§ **THE REQUEST**
Give a verbatim copy of the lines below, minus the pictures.

+--

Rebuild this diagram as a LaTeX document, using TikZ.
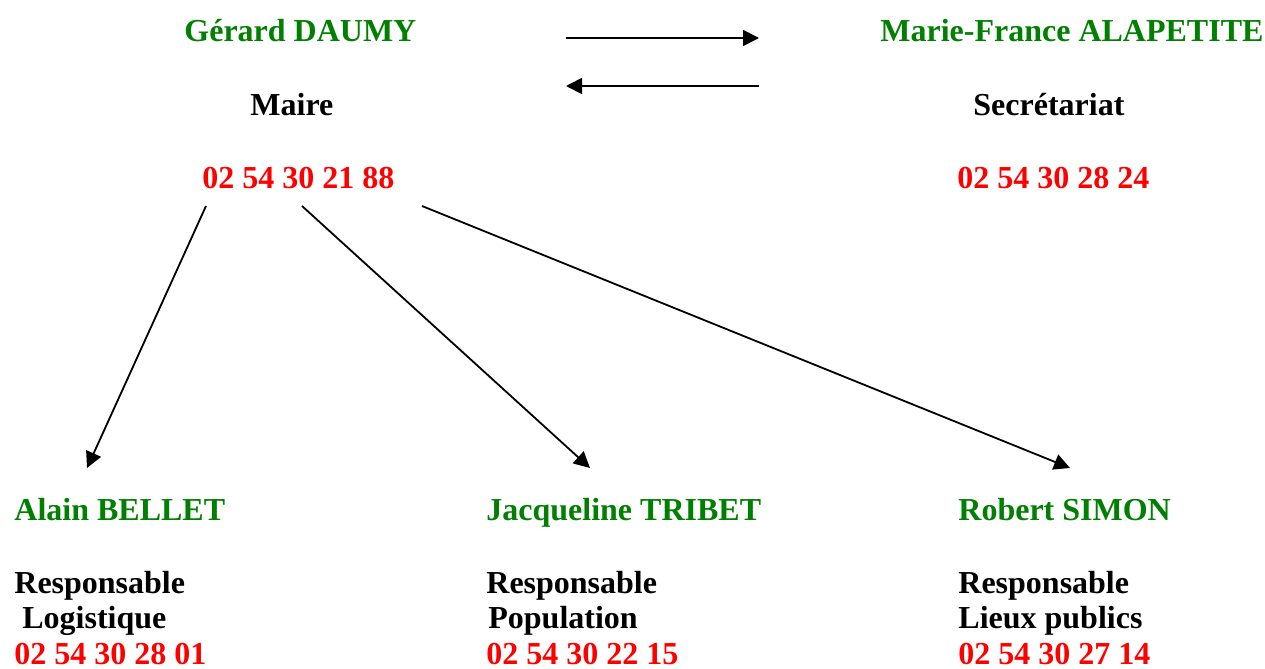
\documentclass[tikz,border=0pt]{standalone}
\usepackage{fontspec}
\setmainfont{Liberation Serif}
\usetikzlibrary{arrows.meta}
\definecolor{vert}{RGB}{0,128,0}
\definecolor{rouge}{RGB}{255,0,0}

\begin{document}
\begin{tikzpicture}[x=0.5pt, y=-0.5pt,
    >={Triangle[length=8pt,width=8pt]},
    txt/.style={anchor=base west, inner sep=0pt, font=\fontsize{16}{19}\selectfont\bfseries},
    nom/.style={txt, text=vert},
    tel/.style={txt, text=rouge},
    fleche/.style={->, line width=0.9pt}]
  \useasboundingbox (0,0) rectangle (1265,669);
  % haut
  \node[nom] (maire) at (184,41) {Gérard DAUMY};
  \node[txt] (mairefn) at (250,115) {Maire};
  \node[tel] (mairetel) at (202,188) {02 54 30 21 88};
  \node[nom] (secr) at (880,41) {Marie-France ALAPETITE};
  \node[txt] (secrfn) at (973,115) {Secrétariat};
  \node[tel] (secrtel) at (957,188) {02 54 30 28 24};
  % bas
  \node[nom] (bellet) at (14,520) {Alain BELLET};
  \node[txt] (belletfn) at (14,593) {Responsable};
  \node[txt] (belletsv) at (22,628) {Logistique};
  \node[tel] (bellettel) at (14,664) {02 54 30 28 01};
  \node[nom] (tribet) at (486,520) {Jacqueline TRIBET};
  \node[txt] (tribetfn) at (486,593) {Responsable};
  \node[txt] (tribetsv) at (488,628) {Population};
  \node[tel] (tribettel) at (486,664) {02 54 30 22 15};
  \node[nom] (simon) at (958,520) {Robert SIMON};
  \node[txt] (simonfn) at (958,593) {Responsable};
  \node[txt] (simonsv) at (958,628) {Lieux publics};
  \node[tel] (simontel) at (958,664) {02 54 30 27 14};
  % fleches
  \coordinate (a1) at (566,38);
  \coordinate (a2) at (759,38);
  \coordinate (b1) at (759,86);
  \coordinate (b2) at (566,86);
  \coordinate (d1) at (206,206);
  \coordinate (d2) at (302,206);
  \coordinate (d3) at (422,206);
  \coordinate (f1) at (87,468);
  \coordinate (f2) at (590,468);
  \coordinate (f3) at (1070,468);
  \draw[fleche] (a1) -- (a2);
  \draw[fleche] (b1) -- (b2);
  \draw[fleche] (d1) -- (f1);
  \draw[fleche] (d2) -- (f2);
  \draw[fleche] (d3) -- (f3);
\end{tikzpicture}
\end{document}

+--

§ **RESULT**
Rebuild this diagram as a LaTeX document, using TikZ.
\documentclass[tikz,border=0pt]{standalone}
\usepackage{fontspec}
\setmainfont{Liberation Serif}
\usetikzlibrary{arrows.meta}
\definecolor{vert}{RGB}{0,128,0}
\definecolor{rouge}{RGB}{255,0,0}

\begin{document}
\begin{tikzpicture}[x=0.5pt, y=-0.5pt,
    >={Triangle[length=8pt,width=8pt]},
    txt/.style={anchor=base west, inner sep=0pt, font=\fontsize{16}{19}\selectfont\bfseries},
    nom/.style={txt, text=vert},
    tel/.style={txt, text=rouge},
    fleche/.style={->, line width=0.9pt}]
  \useasboundingbox (0,0) rectangle (1265,669);
  % haut
  \node[nom] (maire) at (184,41) {Gérard DAUMY};
  \node[txt] (mairefn) at (250,115) {Maire};
  \node[tel] (mairetel) at (202,188) {02 54 30 21 88};
  \node[nom] (secr) at (880,41) {Marie-France ALAPETITE};
  \node[txt] (secrfn) at (973,115) {Secrétariat};
  \node[tel] (secrtel) at (957,188) {02 54 30 28 24};
  % bas
  \node[nom] (bellet) at (14,520) {Alain BELLET};
  \node[txt] (belletfn) at (14,593) {Responsable};
  \node[txt] (belletsv) at (22,628) {Logistique};
  \node[tel] (bellettel) at (14,664) {02 54 30 28 01};
  \node[nom] (tribet) at (486,520) {Jacqueline TRIBET};
  \node[txt] (tribetfn) at (486,593) {Responsable};
  \node[txt] (tribetsv) at (488,628) {Population};
  \node[tel] (tribettel) at (486,664) {02 54 30 22 15};
  \node[nom] (simon) at (958,520) {Robert SIMON};
  \node[txt] (simonfn) at (958,593) {Responsable};
  \node[txt] (simonsv) at (958,628) {Lieux publics};
  \node[tel] (simontel) at (958,664) {02 54 30 27 14};
  % fleches
  \coordinate (a1) at (566,38);
  \coordinate (a2) at (759,38);
  \coordinate (b1) at (759,86);
  \coordinate (b2) at (566,86);
  \coordinate (d1) at (206,206);
  \coordinate (d2) at (302,206);
  \coordinate (d3) at (422,206);
  \coordinate (f1) at (87,468);
  \coordinate (f2) at (590,468);
  \coordinate (f3) at (1070,468);
  \draw[fleche] (a1) -- (a2);
  \draw[fleche] (b1) -- (b2);
  \draw[fleche] (d1) -- (f1);
  \draw[fleche] (d2) -- (f2);
  \draw[fleche] (d3) -- (f3);
\end{tikzpicture}
\end{document}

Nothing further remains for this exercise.